══ Data excerpt

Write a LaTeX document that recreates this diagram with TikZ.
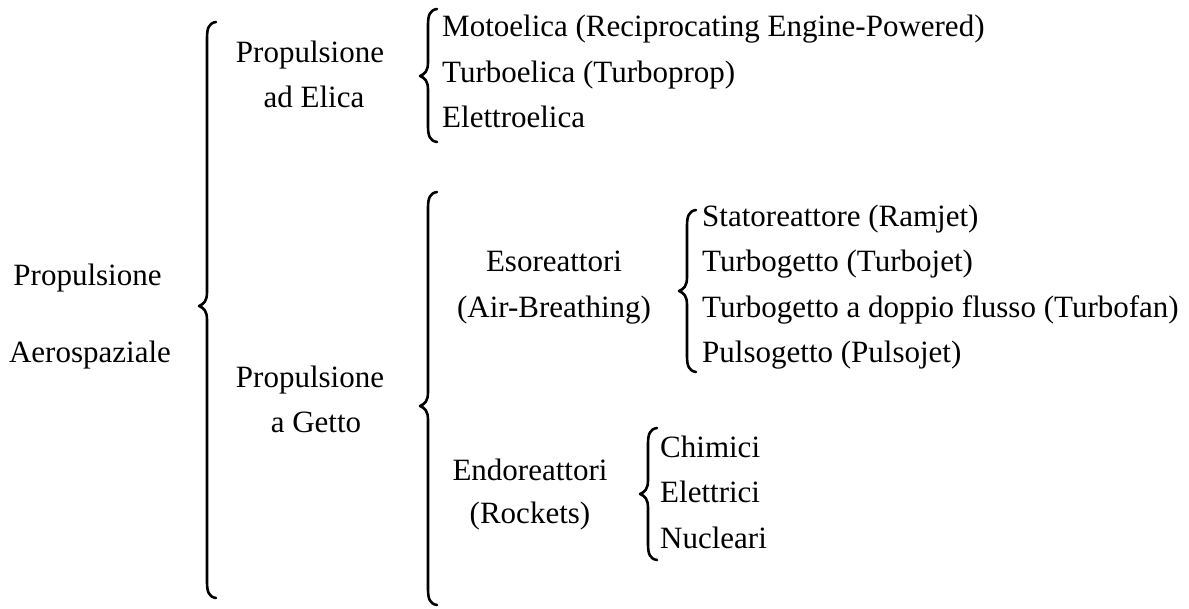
\documentclass[tikz,border=0pt]{standalone}
\usepackage{fontspec}
\setmainfont{Liberation Serif}
\usetikzlibrary{calc}
\tikzset{
  lbl/.style={inner sep=0pt, anchor=base, font=\fontsize{31}{37}\selectfont},
  item/.style={inner sep=0pt, anchor=base west, font=\fontsize{31}{37}\selectfont},
  bracestyle/.style={line width=2.6pt, line cap=round, line join=round, black}
}
\newcommand\mybrace[4]{%
  \draw[bracestyle] (#1+9,#2) .. controls (#1+2,#2+1) and (#1,#2+6) .. (#1,#2+16)
    -- (#1,#3-14) .. controls (#1,#3-5) and (#1-3,#3-2) .. (#1-8,#3)
    .. controls (#1-3,#3+2) and (#1,#3+5) .. (#1,#3+14)
    -- (#1,#4-16) .. controls (#1,#4-6) and (#1+2,#4-1) .. (#1+9,#4);}
\begin{document}
\begin{tikzpicture}[x=1pt,y=-1pt]
\useasboundingbox (0,0) rectangle (1189,609);
% root
\node[lbl] (r1) at (87.5,286) {Propulsione};
\node[lbl] (r2) at (90,363) {Aerospaziale};
\mybrace{207}{22}{306}{598}
% Elica
\node[lbl] (e1) at (310,63) {Propulsione};
\node[lbl] (e2) at (314,108) {ad Elica};
\mybrace{428}{9}{76}{142}
\node[item] (m1) at (442,37) {Motoelica (Reciprocating Engine-Powered)};
\node[item] (m2) at (442,83) {Turboelica (Turboprop)};
\node[item] (m3) at (442,128) {Elettroelica};
% Getto
\node[lbl] (g1) at (310,388) {Propulsione};
\node[lbl] (g2) at (316,433) {a Getto};
\mybrace{428}{192}{406}{605}
% Eso
\node[lbl] (s1) at (554,272) {Esoreattori};
\node[lbl] (s2) at (554,318) {(Air-Breathing)};
\mybrace{687}{210}{291}{372}
\node[item] (a1) at (702,227) {Statoreattore (Ramjet)};
\node[item] (a2) at (702,272) {Turbogetto (Turbojet)};
\node[item] (a3) at (702,318) {Turbogetto a doppio flusso (Turbofan)};
\node[item] (a4) at (702,363) {Pulsogetto (Pulsojet)};
% Endo
\node[lbl] (n1) at (530,480) {Endoreattori};
\node[lbl] (n2) at (530,523) {(Rockets)};
\mybrace{648}{428}{494}{560}
\node[item] (c1) at (660,457) {Chimici};
\node[item] (c2) at (660,502) {Elettrici};
\node[item] (c3) at (660,548) {Nucleari};
\end{tikzpicture}
\end{document}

════

Take the data above and repeat it exactly, leaving each picture out.

Write a LaTeX document that recreates this diagram with TikZ.
\documentclass[tikz,border=0pt]{standalone}
\usepackage{fontspec}
\setmainfont{Liberation Serif}
\usetikzlibrary{calc}
\tikzset{
  lbl/.style={inner sep=0pt, anchor=base, font=\fontsize{31}{37}\selectfont},
  item/.style={inner sep=0pt, anchor=base west, font=\fontsize{31}{37}\selectfont},
  bracestyle/.style={line width=2.6pt, line cap=round, line join=round, black}
}
\newcommand\mybrace[4]{%
  \draw[bracestyle] (#1+9,#2) .. controls (#1+2,#2+1) and (#1,#2+6) .. (#1,#2+16)
    -- (#1,#3-14) .. controls (#1,#3-5) and (#1-3,#3-2) .. (#1-8,#3)
    .. controls (#1-3,#3+2) and (#1,#3+5) .. (#1,#3+14)
    -- (#1,#4-16) .. controls (#1,#4-6) and (#1+2,#4-1) .. (#1+9,#4);}
\begin{document}
\begin{tikzpicture}[x=1pt,y=-1pt]
\useasboundingbox (0,0) rectangle (1189,609);
% root
\node[lbl] (r1) at (87.5,286) {Propulsione};
\node[lbl] (r2) at (90,363) {Aerospaziale};
\mybrace{207}{22}{306}{598}
% Elica
\node[lbl] (e1) at (310,63) {Propulsione};
\node[lbl] (e2) at (314,108) {ad Elica};
\mybrace{428}{9}{76}{142}
\node[item] (m1) at (442,37) {Motoelica (Reciprocating Engine-Powered)};
\node[item] (m2) at (442,83) {Turboelica (Turboprop)};
\node[item] (m3) at (442,128) {Elettroelica};
% Getto
\node[lbl] (g1) at (310,388) {Propulsione};
\node[lbl] (g2) at (316,433) {a Getto};
\mybrace{428}{192}{406}{605}
% Eso
\node[lbl] (s1) at (554,272) {Esoreattori};
\node[lbl] (s2) at (554,318) {(Air-Breathing)};
\mybrace{687}{210}{291}{372}
\node[item] (a1) at (702,227) {Statoreattore (Ramjet)};
\node[item] (a2) at (702,272) {Turbogetto (Turbojet)};
\node[item] (a3) at (702,318) {Turbogetto a doppio flusso (Turbofan)};
\node[item] (a4) at (702,363) {Pulsogetto (Pulsojet)};
% Endo
\node[lbl] (n1) at (530,480) {Endoreattori};
\node[lbl] (n2) at (530,523) {(Rockets)};
\mybrace{648}{428}{494}{560}
\node[item] (c1) at (660,457) {Chimici};
\node[item] (c2) at (660,502) {Elettrici};
\node[item] (c3) at (660,548) {Nucleari};
\end{tikzpicture}
\end{document}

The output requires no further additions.